On Wall Street, sky-high payouts may fall to Earth

In this Oct. 10, 2008, file photo, a businessman walks his son to school as they pass the New York Stock Exchange, in New York. In the neighborhood surrounding the New York Stock Exchange, many finance industry employees say they are more worried about keeping their jobs than they are about their paychecks dwindling. But, in the performance based financial industry, some believe the loss in compensation goes with the territory.

? With the economy in the throes of a historic meltdown, financial workers everywhere fear layoffs. But even those who keep their jobs may face a far different future than they had imagined — one without the big payouts that have long made Wall Street a beacon for the ambitious and the acquisitive.

Those finance industry workers still standing after the brutal banking collapses of the past year had to contend with a major slash in bonus pay — with many losing as much as one-third of their total compensation. Then the Obama administration imposed a pay cap of $500,000 on certain senior executives whose companies receive substantial bailout money.

Now, analysts anticipate pay will sink even further, and some question whether the shift could permanently downsize the high-flying culture of Wall Street.

“It’s going to drop again in 2009, so it’s a huge change,” compensation consultant Alan Johnson said of the falling bonus payouts.
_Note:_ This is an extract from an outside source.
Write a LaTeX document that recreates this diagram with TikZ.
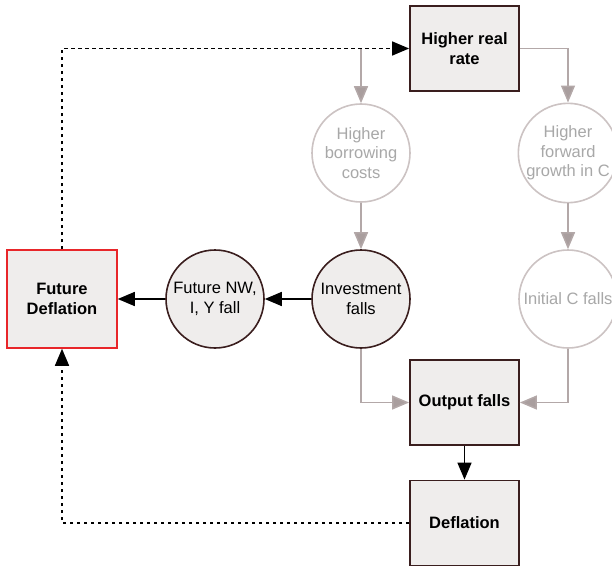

Johnson noted that pay has often dropped as part of a cyclical downturn and then rebounded after a few years. But he said the new federal pay caps have changed the equation and have many Wall Street workers concerned that their incentive pay could disappear altogether, cutting their compensation to one-third of what it was.

In the neighborhood surrounding the New York Stock Exchange, many finance industry employees say they are more worried about keeping their jobs than they are about their paychecks dwindling. Some believe the loss in compensation goes with the territory.

“You eat what you kill. It’s a performance-based industry,” said broker Drew R. Alexander, who has seen his pay drop since October and reports that some friends have lost upward of 60 percent of their income.

Even many of those performing well are being forced to cut back on some expenses. Most finance sector employees have come to depend on bonuses and incentives to cover about two-thirds of their total income — but in 2008 that bonus pay was sliced by about 45 percent, cutting total compensation by about one-third, Johnson said.

That means, according to Johnson, that workers who recently got their MBAs and once would have expected more than $150,000 in yearly pay likely got about $105,000. Vice presidents, who in flush years have made $300,000 to $500,000, saw a drop of $90,000 to $150,000. Even secretaries, who including a small bonus often make about $50,000 a year, have seen a drop.

At the big investment firms, where historically hundreds of employees have made millions, and thousands have made $300,000 to $500,000, workers are struggling to come to grips with a world gone suddenly awry.

“Morale is terrible right now,” Johnson said. “People are getting laid off. Pay is down. You’re working really hard.”

A number of firms have seen a jump in the employee hours spent at the company gym, as people try to cope with declining opportunity and rising stress, he said.

Analysts believe the federal pay caps imposed on some of the highest-level executives, combined with public anger surrounding Wall Street bonuses, may very well trickle down to reduce the pay of employees at all levels of finance firms.

“It will have a deflationary impact on the organizations,” said Pearl Meyer, executive compensation consultant with Steven Hall & Partners. “But I don’t know how permanent that is.”

“At the lower level, you’re hitting Christmas money” with such cuts, along with home and car payments, Meyer said. New York Mayor Michael Bloomberg recently noted that more than half the city’s financial services sector employees make less than $100,000 a year.

Growing up in suburban Summit, N.J., David Gunther was surrounded by investment bankers and luxury sedans. After visiting a cousin on the floor of the New York Stock Exchange, he was hooked.

“Being down there, everyone’s yelling. They have their own language, their own talk, their own swagger,” said Gunther, 23. “It always seemed like fast easy money” and was “portrayed as one big party.”

Gunther thought he might land a job making $80,000 out of college. Instead, shortly after graduation he was living with his parents and looking for his first job — hoping now for $30,000 a year and considering other industries.

“The game’s completely changed,” he said.